■ What is required
Your task is to repeat the lines below exactly, excluding any pictures they contain.
** Begin **
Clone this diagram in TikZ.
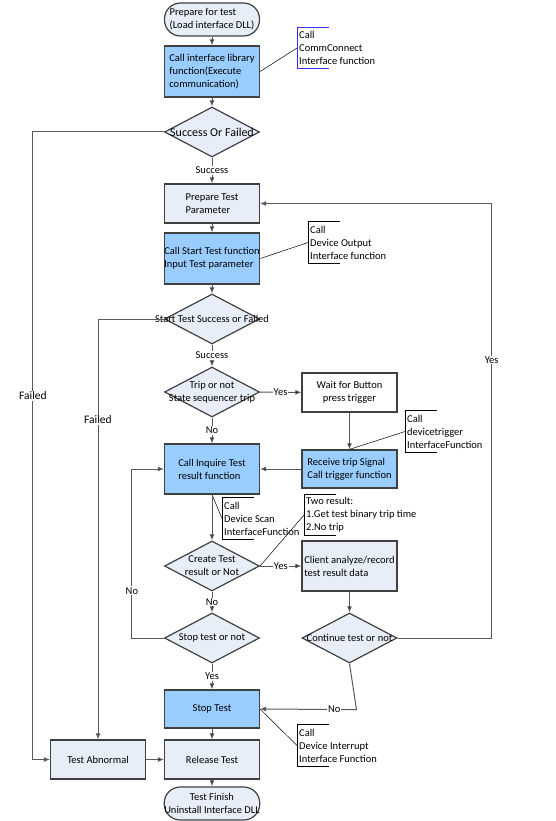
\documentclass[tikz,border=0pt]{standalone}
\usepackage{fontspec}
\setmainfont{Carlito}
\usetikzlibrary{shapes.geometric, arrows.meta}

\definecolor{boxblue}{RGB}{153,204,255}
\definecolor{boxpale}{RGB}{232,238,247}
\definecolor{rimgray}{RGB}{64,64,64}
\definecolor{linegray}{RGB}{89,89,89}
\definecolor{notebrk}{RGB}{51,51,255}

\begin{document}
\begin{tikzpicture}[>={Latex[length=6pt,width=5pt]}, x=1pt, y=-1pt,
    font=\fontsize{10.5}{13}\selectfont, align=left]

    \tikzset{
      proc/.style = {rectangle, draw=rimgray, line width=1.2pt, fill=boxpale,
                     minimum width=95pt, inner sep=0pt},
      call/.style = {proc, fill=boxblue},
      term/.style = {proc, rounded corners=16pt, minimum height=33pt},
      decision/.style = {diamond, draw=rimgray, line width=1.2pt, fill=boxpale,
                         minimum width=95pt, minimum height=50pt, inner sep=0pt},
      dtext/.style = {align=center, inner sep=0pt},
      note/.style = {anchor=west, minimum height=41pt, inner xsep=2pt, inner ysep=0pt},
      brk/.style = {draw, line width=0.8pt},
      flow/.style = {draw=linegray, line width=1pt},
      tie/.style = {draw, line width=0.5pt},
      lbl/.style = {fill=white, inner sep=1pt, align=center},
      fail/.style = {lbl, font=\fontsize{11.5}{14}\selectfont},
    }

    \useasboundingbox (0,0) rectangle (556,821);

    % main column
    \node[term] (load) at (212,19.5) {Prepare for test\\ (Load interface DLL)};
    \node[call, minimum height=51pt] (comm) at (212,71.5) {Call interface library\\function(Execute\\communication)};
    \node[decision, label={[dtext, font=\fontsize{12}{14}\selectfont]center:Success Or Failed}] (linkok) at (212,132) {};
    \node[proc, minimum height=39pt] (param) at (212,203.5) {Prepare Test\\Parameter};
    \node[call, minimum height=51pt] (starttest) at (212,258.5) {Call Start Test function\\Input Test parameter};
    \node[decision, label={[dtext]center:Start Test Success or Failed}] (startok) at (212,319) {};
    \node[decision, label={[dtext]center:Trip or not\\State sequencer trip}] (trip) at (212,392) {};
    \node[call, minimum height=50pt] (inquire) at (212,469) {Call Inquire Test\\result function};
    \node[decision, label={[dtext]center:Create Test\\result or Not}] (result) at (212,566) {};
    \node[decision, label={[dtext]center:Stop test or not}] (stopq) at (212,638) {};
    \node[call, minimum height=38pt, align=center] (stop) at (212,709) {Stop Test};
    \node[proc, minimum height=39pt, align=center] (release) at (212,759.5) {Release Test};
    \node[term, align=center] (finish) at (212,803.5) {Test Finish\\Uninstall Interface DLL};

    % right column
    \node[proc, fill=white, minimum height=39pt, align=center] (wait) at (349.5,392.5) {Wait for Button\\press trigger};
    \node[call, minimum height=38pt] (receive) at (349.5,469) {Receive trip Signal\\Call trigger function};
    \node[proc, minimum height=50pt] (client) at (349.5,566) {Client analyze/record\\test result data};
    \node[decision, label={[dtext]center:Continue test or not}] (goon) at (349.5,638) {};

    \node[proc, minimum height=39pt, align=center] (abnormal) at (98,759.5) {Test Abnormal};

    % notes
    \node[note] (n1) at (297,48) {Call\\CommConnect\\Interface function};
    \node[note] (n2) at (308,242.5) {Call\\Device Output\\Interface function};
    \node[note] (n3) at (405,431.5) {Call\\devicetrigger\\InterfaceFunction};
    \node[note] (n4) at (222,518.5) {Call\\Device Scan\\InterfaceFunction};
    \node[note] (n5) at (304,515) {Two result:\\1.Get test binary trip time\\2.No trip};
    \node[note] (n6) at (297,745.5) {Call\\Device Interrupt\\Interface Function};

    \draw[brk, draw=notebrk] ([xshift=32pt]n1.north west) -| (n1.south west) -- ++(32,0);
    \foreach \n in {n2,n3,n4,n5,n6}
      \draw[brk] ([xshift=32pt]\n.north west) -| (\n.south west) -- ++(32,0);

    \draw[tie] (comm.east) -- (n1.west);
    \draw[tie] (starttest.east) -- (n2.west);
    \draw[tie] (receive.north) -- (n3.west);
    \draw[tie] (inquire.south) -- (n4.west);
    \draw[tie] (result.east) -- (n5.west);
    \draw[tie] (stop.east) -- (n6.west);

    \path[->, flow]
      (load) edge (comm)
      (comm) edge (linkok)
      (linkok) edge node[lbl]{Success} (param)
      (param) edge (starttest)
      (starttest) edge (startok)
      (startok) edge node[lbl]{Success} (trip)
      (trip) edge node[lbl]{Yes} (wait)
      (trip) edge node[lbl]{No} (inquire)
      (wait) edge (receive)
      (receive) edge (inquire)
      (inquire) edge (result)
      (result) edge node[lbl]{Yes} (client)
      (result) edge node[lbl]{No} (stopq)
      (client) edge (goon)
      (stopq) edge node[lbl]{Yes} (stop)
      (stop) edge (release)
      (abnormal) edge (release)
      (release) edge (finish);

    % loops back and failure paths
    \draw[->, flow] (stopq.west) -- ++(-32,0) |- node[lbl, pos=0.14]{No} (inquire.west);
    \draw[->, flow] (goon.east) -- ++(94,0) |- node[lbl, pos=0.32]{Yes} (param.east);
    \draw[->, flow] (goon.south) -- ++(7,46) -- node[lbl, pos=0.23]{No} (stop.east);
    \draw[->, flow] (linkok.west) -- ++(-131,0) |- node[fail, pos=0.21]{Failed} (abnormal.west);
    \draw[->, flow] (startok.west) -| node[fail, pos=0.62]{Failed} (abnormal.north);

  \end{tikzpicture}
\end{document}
** End **
■ Final result
Clone this diagram in TikZ.
\documentclass[tikz,border=0pt]{standalone}
\usepackage{fontspec}
\setmainfont{Carlito}
\usetikzlibrary{shapes.geometric, arrows.meta}

\definecolor{boxblue}{RGB}{153,204,255}
\definecolor{boxpale}{RGB}{232,238,247}
\definecolor{rimgray}{RGB}{64,64,64}
\definecolor{linegray}{RGB}{89,89,89}
\definecolor{notebrk}{RGB}{51,51,255}

\begin{document}
\begin{tikzpicture}[>={Latex[length=6pt,width=5pt]}, x=1pt, y=-1pt,
    font=\fontsize{10.5}{13}\selectfont, align=left]

    \tikzset{
      proc/.style = {rectangle, draw=rimgray, line width=1.2pt, fill=boxpale,
                     minimum width=95pt, inner sep=0pt},
      call/.style = {proc, fill=boxblue},
      term/.style = {proc, rounded corners=16pt, minimum height=33pt},
      decision/.style = {diamond, draw=rimgray, line width=1.2pt, fill=boxpale,
                         minimum width=95pt, minimum height=50pt, inner sep=0pt},
      dtext/.style = {align=center, inner sep=0pt},
      note/.style = {anchor=west, minimum height=41pt, inner xsep=2pt, inner ysep=0pt},
      brk/.style = {draw, line width=0.8pt},
      flow/.style = {draw=linegray, line width=1pt},
      tie/.style = {draw, line width=0.5pt},
      lbl/.style = {fill=white, inner sep=1pt, align=center},
      fail/.style = {lbl, font=\fontsize{11.5}{14}\selectfont},
    }

    \useasboundingbox (0,0) rectangle (556,821);

    % main column
    \node[term] (load) at (212,19.5) {Prepare for test\\ (Load interface DLL)};
    \node[call, minimum height=51pt] (comm) at (212,71.5) {Call interface library\\function(Execute\\communication)};
    \node[decision, label={[dtext, font=\fontsize{12}{14}\selectfont]center:Success Or Failed}] (linkok) at (212,132) {};
    \node[proc, minimum height=39pt] (param) at (212,203.5) {Prepare Test\\Parameter};
    \node[call, minimum height=51pt] (starttest) at (212,258.5) {Call Start Test function\\Input Test parameter};
    \node[decision, label={[dtext]center:Start Test Success or Failed}] (startok) at (212,319) {};
    \node[decision, label={[dtext]center:Trip or not\\State sequencer trip}] (trip) at (212,392) {};
    \node[call, minimum height=50pt] (inquire) at (212,469) {Call Inquire Test\\result function};
    \node[decision, label={[dtext]center:Create Test\\result or Not}] (result) at (212,566) {};
    \node[decision, label={[dtext]center:Stop test or not}] (stopq) at (212,638) {};
    \node[call, minimum height=38pt, align=center] (stop) at (212,709) {Stop Test};
    \node[proc, minimum height=39pt, align=center] (release) at (212,759.5) {Release Test};
    \node[term, align=center] (finish) at (212,803.5) {Test Finish\\Uninstall Interface DLL};

    % right column
    \node[proc, fill=white, minimum height=39pt, align=center] (wait) at (349.5,392.5) {Wait for Button\\press trigger};
    \node[call, minimum height=38pt] (receive) at (349.5,469) {Receive trip Signal\\Call trigger function};
    \node[proc, minimum height=50pt] (client) at (349.5,566) {Client analyze/record\\test result data};
    \node[decision, label={[dtext]center:Continue test or not}] (goon) at (349.5,638) {};

    \node[proc, minimum height=39pt, align=center] (abnormal) at (98,759.5) {Test Abnormal};

    % notes
    \node[note] (n1) at (297,48) {Call\\CommConnect\\Interface function};
    \node[note] (n2) at (308,242.5) {Call\\Device Output\\Interface function};
    \node[note] (n3) at (405,431.5) {Call\\devicetrigger\\InterfaceFunction};
    \node[note] (n4) at (222,518.5) {Call\\Device Scan\\InterfaceFunction};
    \node[note] (n5) at (304,515) {Two result:\\1.Get test binary trip time\\2.No trip};
    \node[note] (n6) at (297,745.5) {Call\\Device Interrupt\\Interface Function};

    \draw[brk, draw=notebrk] ([xshift=32pt]n1.north west) -| (n1.south west) -- ++(32,0);
    \foreach \n in {n2,n3,n4,n5,n6}
      \draw[brk] ([xshift=32pt]\n.north west) -| (\n.south west) -- ++(32,0);

    \draw[tie] (comm.east) -- (n1.west);
    \draw[tie] (starttest.east) -- (n2.west);
    \draw[tie] (receive.north) -- (n3.west);
    \draw[tie] (inquire.south) -- (n4.west);
    \draw[tie] (result.east) -- (n5.west);
    \draw[tie] (stop.east) -- (n6.west);

    \path[->, flow]
      (load) edge (comm)
      (comm) edge (linkok)
      (linkok) edge node[lbl]{Success} (param)
      (param) edge (starttest)
      (starttest) edge (startok)
      (startok) edge node[lbl]{Success} (trip)
      (trip) edge node[lbl]{Yes} (wait)
      (trip) edge node[lbl]{No} (inquire)
      (wait) edge (receive)
      (receive) edge (inquire)
      (inquire) edge (result)
      (result) edge node[lbl]{Yes} (client)
      (result) edge node[lbl]{No} (stopq)
      (client) edge (goon)
      (stopq) edge node[lbl]{Yes} (stop)
      (stop) edge (release)
      (abnormal) edge (release)
      (release) edge (finish);

    % loops back and failure paths
    \draw[->, flow] (stopq.west) -- ++(-32,0) |- node[lbl, pos=0.14]{No} (inquire.west);
    \draw[->, flow] (goon.east) -- ++(94,0) |- node[lbl, pos=0.32]{Yes} (param.east);
    \draw[->, flow] (goon.south) -- ++(7,46) -- node[lbl, pos=0.23]{No} (stop.east);
    \draw[->, flow] (linkok.west) -- ++(-131,0) |- node[fail, pos=0.21]{Failed} (abnormal.west);
    \draw[->, flow] (startok.west) -| node[fail, pos=0.62]{Failed} (abnormal.north);

  \end{tikzpicture}
\end{document}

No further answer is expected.